You didn't have to want them all exactly in proportion. Just enough. I used the example I gave because almost every super was going to want at least that much of each of them more. The only way they otherwise weren't going to just buy them straight was if someone was going to decide to invest in a massive Constitution (where you'd also get a lot of Stun and Recovery at least)--but there was a lot more diminishing returns there after a certain point. And honestly "every character wanted a massive Con too" wouldn't have been a better design trait.
I mean, its wasn't like that you couldn't toss that Strength on, and then buy up the extras you wanted above that from there. How many characters didn't want
at least a +5 Stun, +2 Rec, and +2 PD over base or what other base attributes gave you? I'm not sure I ever saw so much as a one.

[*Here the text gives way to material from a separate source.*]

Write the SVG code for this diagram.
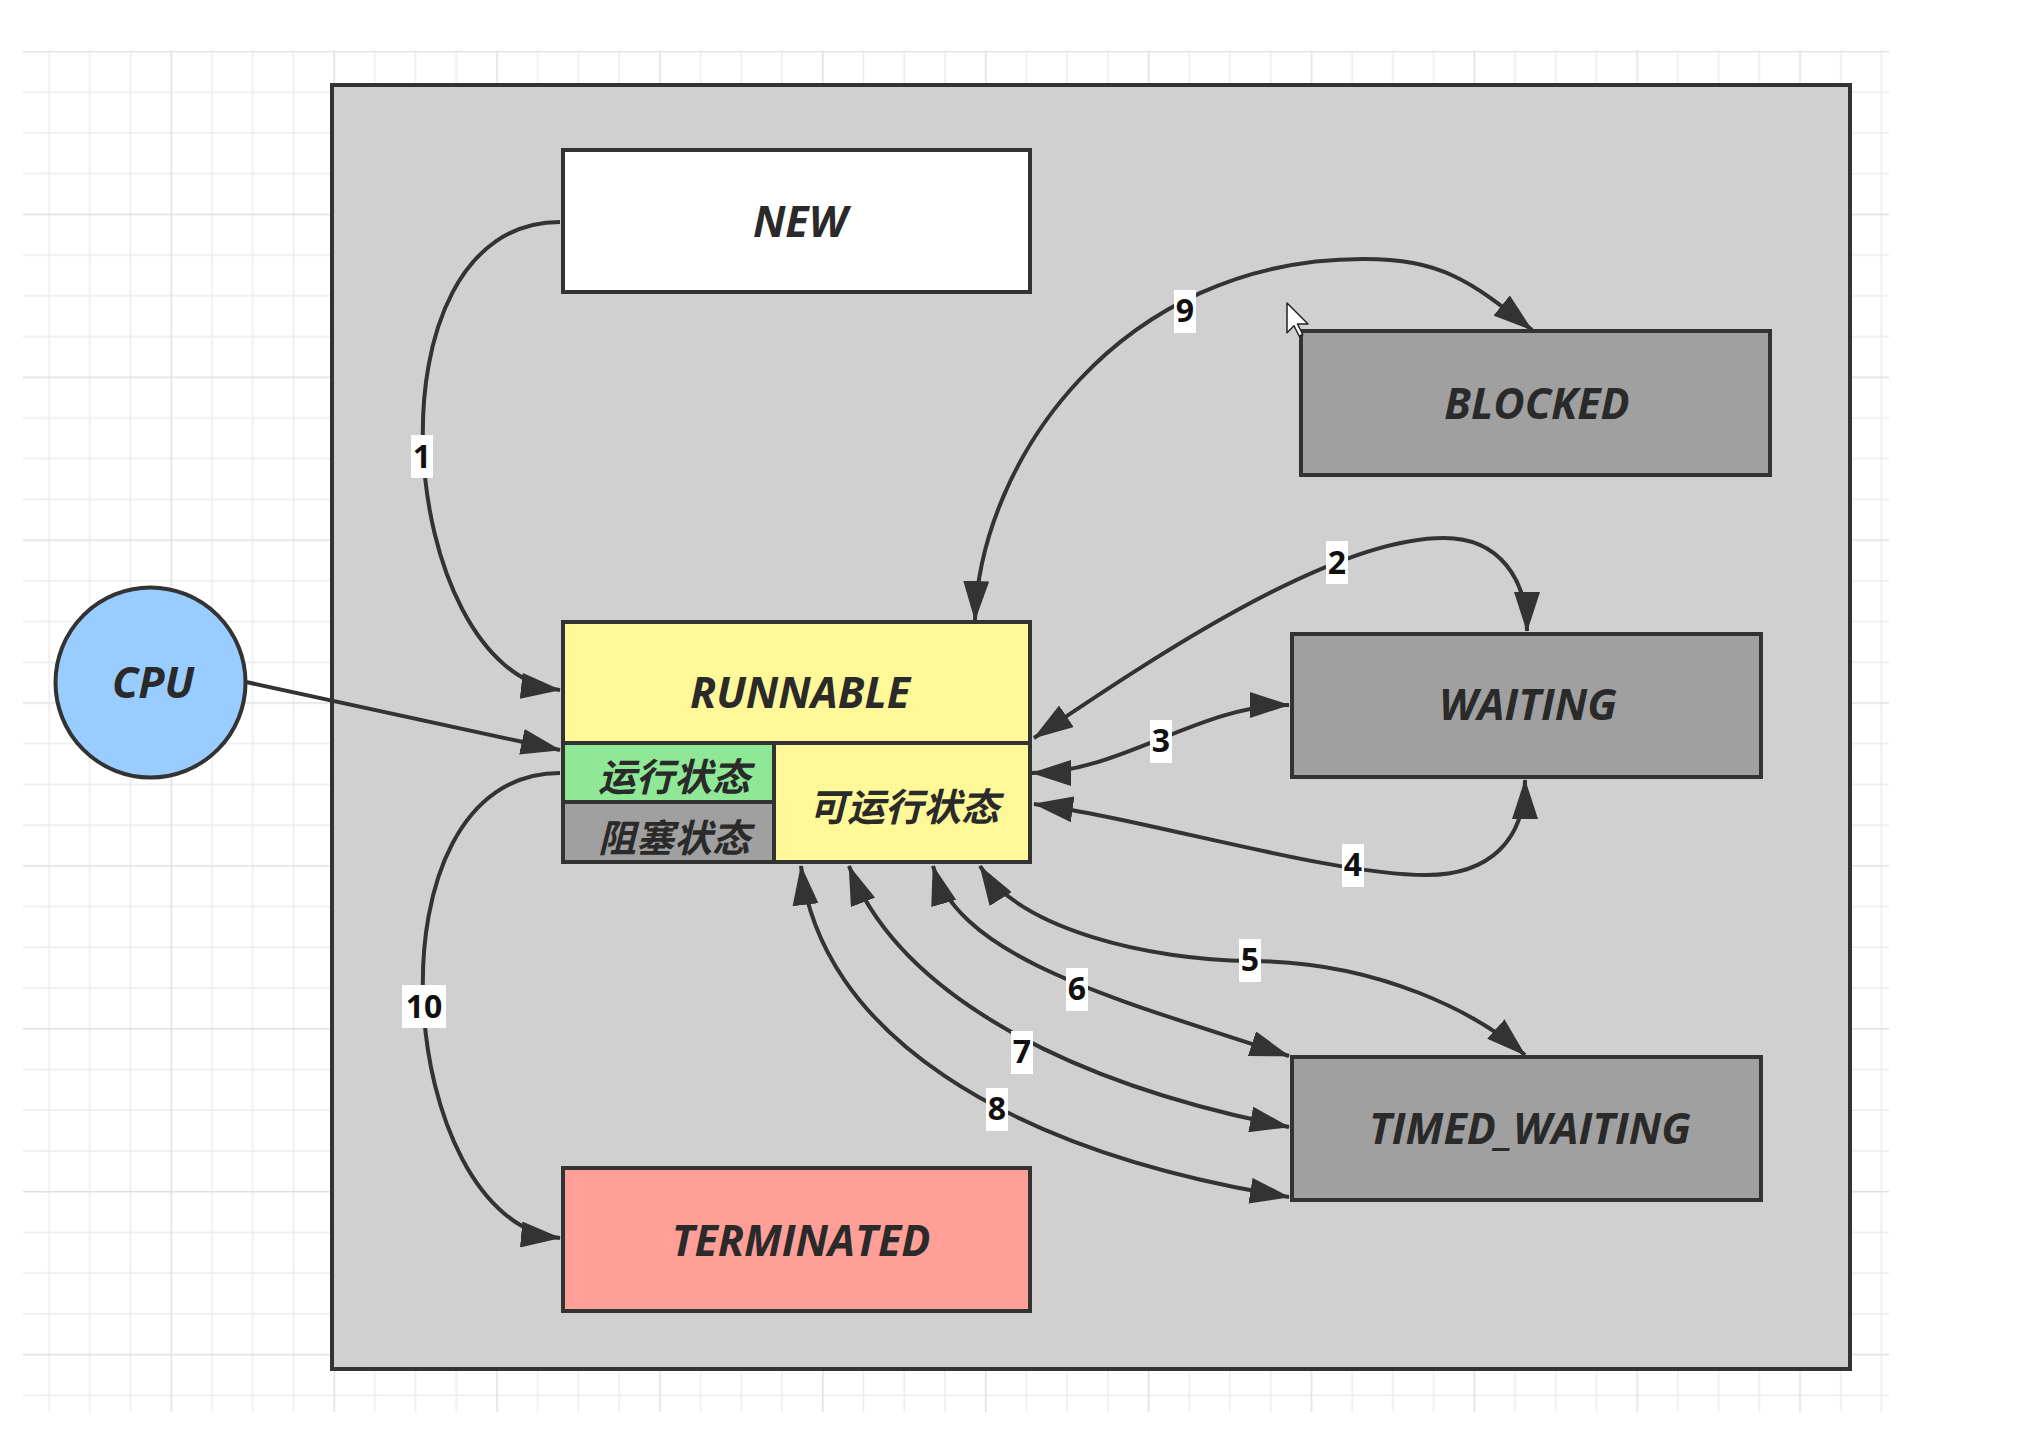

If you only wanted one of them and had no particular use for the STR, not s'much.
But again, how many Hero characters only wanted one of them? No extra stun, PD or REC? It wasn't like that was a huge amount for either of those. Even if you assumed someone already had a 20 Con (giving them another 2 REC and 5 STun) a 30 stun and 8 REC was hardly anything high end for a PC in almost any genre you were going to be using Hero for. You wanted it on characters you didn't even want Strength on--but it was literally cheaper to just take the Strength even if you never planned to use it.
That was fundamentally the problem with most of the figured stats; at some point they tended to trump concept because of cost effectiveness. If you wanted a 7 OCV and DCV that was universally or at least broadly useable, you didn't have to get it by buying a 20 DEX--but the only other way to do it involved buying some number of 8 point combat levels on the OCV and 5 levels on the DCV, and even one of each of those was more expensive than 9 character points it took to buy 3 more points of Dex. And it would, over accumulation, buy you initiative and some amount of extra Speed to boot.
I was really, really soggy about the removal of figured characteristics when it came up. On some level the complete disconnect bothered me. But at least with the old numbers it just really didn't work right.
In the original game, you could, in theory, sell back all your figured stats from, say, CON, and get all the points you wanted. That was an issue. After that, the rule was you could only sell back 1. You can't actually take the supposed profit you're making.
But again, it meant there was a perverse incentive to to buy up each regular attribute to where you'd get the amount of minimum yield out of it you needed, and then buy up an extra from there--even if the base attribute didn't seem to be something you should have that high. Strength and Dex were the primary offenders here, and by its nature, Strength tended to be more glaring.
A character who is tough - high PD and stun - and resilient, high REC - shouldn't be strong?
Should they? In every case in every genre? Especially as strong as the system would have them be? Again, it says something when practically ever character built for the games I saw would have benefited in cost by going to a 20 Strength. I can't recall ever seeing one that didn't want at least that +5 Stun/+2 PD/+2 REC. A fair number of people didn't do it by buying Strength, but that was a case of them resisting what the game system told them was the way to do it, and they shouldn't have had to.
For a universal system that's trying to be more genre agnostic than Hero ever was, (I mean, it's called Hero) that might be a problem.
I think the argument was that
forcing that assumption, was an even bigger one.
Yes, I acknowledge that the problem Hero has with balance were not reasonably avoidable by just leaving out swaths of what characters in many genre might be able to do. I'm just saying, that the price it paid for being so wide open to building anything, is that some of that vast universe of possible build choices is either meaningless, or non-viable, or would render a lot of more reasonable choices non-viable if it were allowed unadvisedly. I'm not suggesting there's a better way to do it.
But, I do feel it undermines whinging over point shaving tricks and cost breaks.
The difference is, I think, how frequently they each come up. Abuse-land while it can occur by accident, is usually a consequence of someone poking into dark corners by accident or deliberately. The problems with figured stats and ECs on the other hand, were visible
all the time. There were whole classes of characters who, if represented properly, were paying extra for simply not being able to take advantage of those.